REPUBLIKA.CO.ID, PEKANBARU -- Badan Eksekutif Mahasiswa (BEM) Universitas Riau meminta Joko Widodo untuk tidak menaikan harga bahan bakar minyak (BBM), setelah dilantik menjadi Presiden ke-7 Indonesia pada 20 Oktober mendatang.
"Siapa pun Presiden yang menaikkan BBM, maka mahasiswa akan berada di barisan terdepan untuk melawannya," kata Menteri Sosial dan Politik BEM UNRI Suyeni.
Ia melanjutkan, penolakan tersebut berdasarkan hasil seminar dan diskusi tata kelola minyak dan gas dengan tiga pembicara yaitu Mantan Menteri Keuangan dan Perekonomian DR. Rizal Ramli, Pengamat Perminyakan Ir. Marwan Batubara dan Ir. Agung Marsudi yang dilaksanakan Sabtu (11/10).
Menurutnya hasil dari seminar ini akan dibuatkan kajian akademik yang isinya berupa pernyataan dari para pembicara yang hadir terkait rencana menaikan BBM. Selain itu, katanya, pihaknya juga akan memberikan solusi terbaik bagaimana melakukan tata kelola migas sehingga tidak perlu ada kenaikan.
Rizal Ramli pada kesempatan itu, mengatakan kebijakan pemerintah yang tidak hati-hati dalam menaikan harga bahan bakar minyak bersubsidi bisa menjadi "bumerang" bagi pemerintahan Presiden RI terpilih Joko Widodo.
"Kalau tak hati-hati dan BBM naik sampai Rp3.500, maka harga premium bisa mencapai Rp10.000 dan itu akan lebih tinggi dari harga keekonomian karena biaya produksi hanya sekitar Rp2.800 per liter. Itu sama saja pemerintah melawan konstitusi, dan bukan tidak mungkin presiden bisa di-impeach oleh Koalisi Merah Putih di DPR," jelasnya.
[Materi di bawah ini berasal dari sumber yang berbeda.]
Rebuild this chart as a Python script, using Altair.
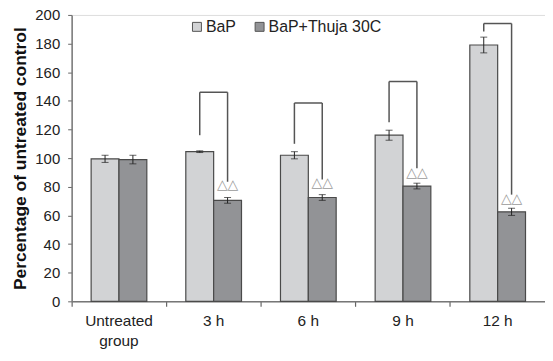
import altair as alt
import pandas as pd

cat_keys = ["Untreated", "3 h", "6 h", "9 h", "12 h"]
groups = ["BaP", "BaP+Thuja 30C"]
bap_vals = [99.5, 104.5, 102, 116, 179]
bap_err = [2.5, 0.6, 2.5, 3.5, 5.5]
thuja_vals = [99, 70.5, 72.5, 80.5, 62.5]
thuja_err = [3.0, 2.0, 2.0, 2.0, 2.5]

# significance brackets (for the four treated groups)
br_cats = ["3 h", "6 h", "9 h", "12 h"]
br_left_bottom = [116, 110, 125, 188.5]
br_top = [146, 138.5, 153.5, 194]
br_right_bottom = [83.5, 85, 93, 74.5]
tri_y = [76.5, 78, 85, 66.5]

rows = []
for i, c in enumerate(cat_keys):
    rows.append({"cat": c, "group": groups[0], "value": bap_vals[i],
                 "lo": bap_vals[i] - bap_err[i], "hi": bap_vals[i] + bap_err[i]})
    rows.append({"cat": c, "group": groups[1], "value": thuja_vals[i],
                 "lo": thuja_vals[i] - thuja_err[i], "hi": thuja_vals[i] + thuja_err[i]})
df = pd.DataFrame(rows)

br = pd.DataFrame({"cat": br_cats, "lb": br_left_bottom, "top": br_top,
                   "rb": br_right_bottom, "tri": tri_y, "sym": ["△△"] * 4})

FONT = "Liberation Sans"
label_expr = "datum.value == 'Untreated' ? ['Untreated', 'group'] : datum.value"

xscale = alt.Scale(domain=cat_keys, paddingInner=0, paddingOuter=0)
xaxis = alt.Axis(title=None, labelExpr=label_expr, labelAngle=0, labelFontSize=15.5,
                 labelFont=FONT, labelColor="#222", labelPadding=7, labelLineHeight=20,
                 bandPosition=0, tickSize=5, tickColor="#666", domainColor="#777",
                 domainWidth=1.5, tickWidth=1.2, labelBaseline="top")
yscale = alt.Scale(domain=[0, 200], nice=False)
yaxis = alt.Axis(title="Percentage of untreated control", values=list(range(0, 201, 20)),
                 titleFont=FONT, titleFontSize=17.5, titleFontWeight="bold", titleColor="#111",
                 titlePadding=5, labelFont=FONT, labelFontSize=15, labelColor="#222",
                 labelPadding=8, tickSize=4, tickColor="#666", domainColor="#777",
                 domainWidth=1.5, grid=False, labelOverlap=False)
offscale = alt.Scale(domain=groups, paddingOuter=0.7, paddingInner=0)


def X(**kw):
    return alt.X("cat:N", scale=xscale, axis=xaxis, sort=cat_keys, **kw)


def Y(field):
    return alt.Y(field, scale=yscale, axis=yaxis)


base = alt.Chart(df)

bars = base.mark_bar(stroke="#4a4a4a", strokeWidth=1.2).encode(
    x=X(),
    xOffset=alt.XOffset("group:N", scale=offscale),
    y=Y("value:Q"),
    fill=alt.Fill("group:N", scale=alt.Scale(domain=groups, range=["#d2d3d5", "#929396"]),
                  legend=alt.Legend(title=None, orient="none", legendX=118, legendY=4,
                                    direction="horizontal", symbolType="square",
                                    symbolSize=81, symbolStrokeColor="#555",
                                    symbolStrokeWidth=1, labelFont=FONT, labelFontSize=16,
                                    labelColor="#222", labelOffset=1, columnPadding=15)),
)

err = base.mark_rule(color="#222", strokeWidth=1).encode(
    x=X(), xOffset=alt.XOffset("group:N", scale=offscale),
    y=Y("lo:Q"), y2="hi:Q",
)
cap_lo = base.mark_tick(color="#222", thickness=1, size=7, orient="horizontal").encode(
    x=X(), xOffset=alt.XOffset("group:N", scale=offscale), y=Y("lo:Q"),
)
cap_hi = base.mark_tick(color="#222", thickness=1, size=7, orient="horizontal").encode(
    x=X(), xOffset=alt.XOffset("group:N", scale=offscale), y=Y("hi:Q"),
)

bbase = alt.Chart(br)
BL = 0.353
BR = 0.647
left_leg = bbase.mark_rule(color="#555", strokeWidth=1.5).encode(
    x=X(bandPosition=BL), y=Y("lb:Q"), y2="top:Q")
right_leg = bbase.mark_rule(color="#555", strokeWidth=1.5).encode(
    x=X(bandPosition=BR), y=Y("rb:Q"), y2="top:Q")
top_bar = bbase.mark_rule(color="#555", strokeWidth=1.5).encode(
    x=X(bandPosition=BL), x2=alt.X2("cat:N", bandPosition=BR), y=Y("top:Q"))
tris = bbase.mark_text(color="#9a9a9a", fontSize=14, baseline="bottom", font="DejaVu Sans").encode(
    x=X(bandPosition=BR), y=Y("tri:Q"), text="sym:N")

chart = alt.layer(bars, err, cap_lo, cap_hi, left_leg, right_leg, top_bar, tris).properties(
    width=476, height=288,
    autosize=alt.AutoSizeParams(type="none"),
    padding={"left": 64, "top": 6, "right": 0, "bottom": 51},
).configure_view(stroke=None).configure(background="white")

chart.save("out.html", embed_options={"renderer": "svg", "actions": False})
Sementara itu, Marwan Batubara meminta pemerintah menetapkan visi dan kebijakan ketahanan dan kemandirian SDA dan energi sebagai prioritas politik negara. Oleh karena itu, segera susun "road map" dan "blue print" pengembangan energi nasional.
"Laksanakan program pengembangan energi guna mencapai target bauran energi seperti penggunaan EBT dan produksi BBN secara massif, BBG untuk transportasi, pemanfaatan panas bumi dan solar sel untuk energi listrik, dan peningkatan efisiensi penggunaan energi," jelasnya.
Pengamat Perminyakan Riau, Agung Marsudi menyatakan ada delapan dari 12 kabupaten/kota di Riau yang memproduksi minyak.
"Dengan potensi yang demikian besar, kita harus mampu menikmati kekayaan alam kita sendiri," katanya.